NASA spacecraft camera yields most accurate Mars map ever
A camera aboard NASA's Mars Odyssey spacecraft has helped develop the most accurate global Martian map ever, the U.S. National Aeronautics and Space Administration (NASA) said Friday, Xinhua reported.
Researchers and the public can access the map via several websites and explore and survey the entire surface of the Red Planet.
The map was constructed using nearly 21,000 images from the Thermal Emission Imaging System, or THEMIS, a multi-band infrared camera on Odyssey. Researchers at Arizona State University's Mars Space Flight Facility in Tempe, in collaboration with NASA's Jet Propulsion Laboratory (JPL) in Pasadena, Calif., have been compiling the map since THEMIS observations began eight years ago.
The pictures have been smoothed, matched, blended and cartographically controlled to make a giant mosaic. Users can pan around images and zoom into them. At full zoom, the smallest surface details are 330 feet wide. While portions of Mars have been mapped at higher resolution, this map provides the most accurate view so far of the entire planet.

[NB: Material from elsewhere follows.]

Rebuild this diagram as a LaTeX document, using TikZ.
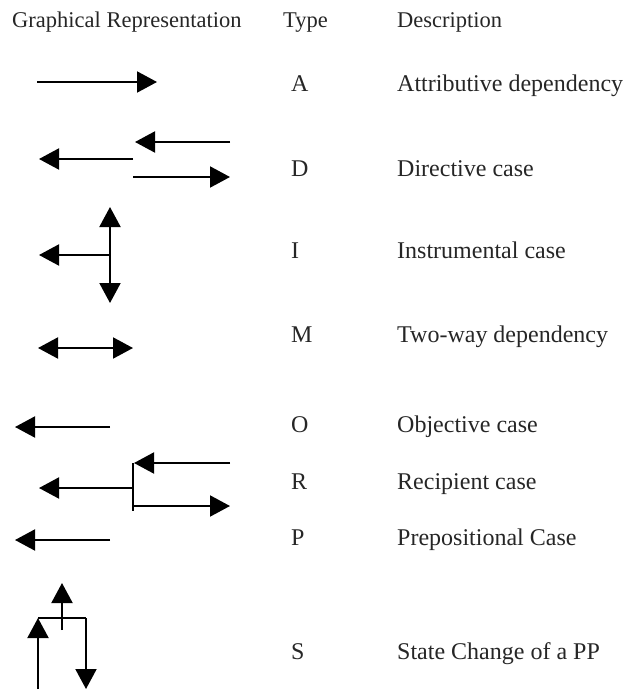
\documentclass[tikz,border=0pt]{standalone}
\usepackage{fontspec}
\setmainfont{Liberation Serif}
\usetikzlibrary{arrows.meta,calc}
\tikzset{
    rel/.style={
        ,   line width=2pt
        ,   -{Triangle[length=20pt,width=21pt]}
    },
    relBoth/.style={
        ,   line width=2pt
        ,   {Triangle[length=20pt,width=21pt]}-{Triangle[length=20pt,width=21pt]}
    },
    relBar/.style={
        ,   line width=2pt
    },
    headText/.style={
        ,   anchor=base west
        ,   inner sep=0pt
        ,   font={\fontsize{22.5pt}{26pt}\selectfont}
    },
    cellText/.style={
        ,   anchor=base west
        ,   inner sep=0pt
        ,   font={\fontsize{24pt}{28pt}\selectfont}
    }
}

\begin{document}
\begin{tikzpicture}[x=1pt, y=-1pt, text=black!85]
\useasboundingbox (0,0) rectangle (634,690);

% header
\node[headText] (hGraph) at (12,28) {Graphical Representation};
\node[headText] (hType) at (283,28) {Type};
\node[headText] (hDesc) at (397,28) {Description};

% rows: baseline / type / description
\foreach \y/\t/\d in {92/A/Attributive dependency, 176/D/Directive case,
    258/I/Instrumental case, 342/M/Two-way dependency, 432/O/Objective case,
    489/R/Recipient case, 545/P/Prepositional Case, 659/S/State Change of a PP}{
  \node[cellText] (type\t) at (291,\y) {\t};
  \node[cellText] (desc\t) at (397,\y) {\d};
}

% A
\coordinate (A1) at (37,82);
\coordinate (A2) at (157,82);
\draw[rel] (A1) -- (A2);

% D
\coordinate (DU1) at (230,142);
\coordinate (DU2) at (135,142);
\coordinate (DM) at (133,159);
\coordinate (DL) at (39,159);
\coordinate (DR1) at (133,177);
\coordinate (DR2) at (230,177);
\draw[rel] (DU1) -- (DU2);
\draw[rel] (DM) -- (DL);
\draw[rel] (DR1) -- (DR2);

% I
\coordinate (IC) at (110,255);
\coordinate (IT) at (110,207);
\coordinate (IB) at (110,303);
\coordinate (IL) at (39,255);
\draw[relBoth] (IT) -- (IB);
\draw[rel] (IC) -- (IL);

% M
\coordinate (M1) at (38,348);
\coordinate (M2) at (133,348);
\draw[relBoth] (M1) -- (M2);

% O
\coordinate (O1) at (110,427);
\coordinate (O2) at (15,427);
\draw[rel] (O1) -- (O2);

% R
\coordinate (RT) at (133,463);
\coordinate (RB) at (133,511);
\coordinate (RU) at (230,463);
\coordinate (RM) at (133,488);
\coordinate (RL) at (39,488);
\coordinate (RR1) at (133,506);
\coordinate (RR2) at (230,506);
\draw[relBar] (RT) -- (RB);
\draw[rel] (RU) -- ($(RT)+(1,0)$);
\draw[rel] (RM) -- (RL);
\draw[rel] (RR1) -- (RR2);

% P
\coordinate (P1) at (110,540);
\coordinate (P2) at (15,540);
\draw[rel] (P1) -- (P2);

% S
\coordinate (SL) at (38,618);
\coordinate (SR) at (86,618);
\coordinate (SM) at (62,630);
\coordinate (SMT) at (62,583);
\coordinate (SLB) at (38,689);
\coordinate (SRB) at (86,689);
\draw[relBar] (SL) -- (SR);
\draw[rel] (SM) -- (SMT);
\draw[rel] (SLB) -- (SL);
\draw[rel] (SR) -- (SRB);
\end{tikzpicture}
\end{document}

"We've tied the images to the cartographic control grid provided by the U.S. Geological Survey, which also modeled the THEMIS camera's optics," said Philip Christensen, principal investigator for THEMIS and director of the Mars Space Flight Facility. "This approach lets us remove all instrument distortion, so features on the ground are correctly located to within a few pixels and provide the best global map of Mars to date."
Working with THEMIS images from the new map, the public can contribute to Mars exploration by aligning the images to within a pixel's accuracy at NASA's "Be A Martian" website, which was developed in cooperation with Microsoft Corp.
"The Mars Odyssey THEMIS team has assembled a spectacular product that will be the base map for Mars researchers for many years to come," said Jeffrey Plaut, Odyssey project scientist at JPL. "The map lays the framework for global studies of properties such as the mineral composition and physical nature of the surface materials."
Mars Odyssey was launched in April 2001 and reached the Red Planet in October 2001. Science operations began in February 2002. The mission is managed by JPL, for NASA's Science Mission Directorate in Washington.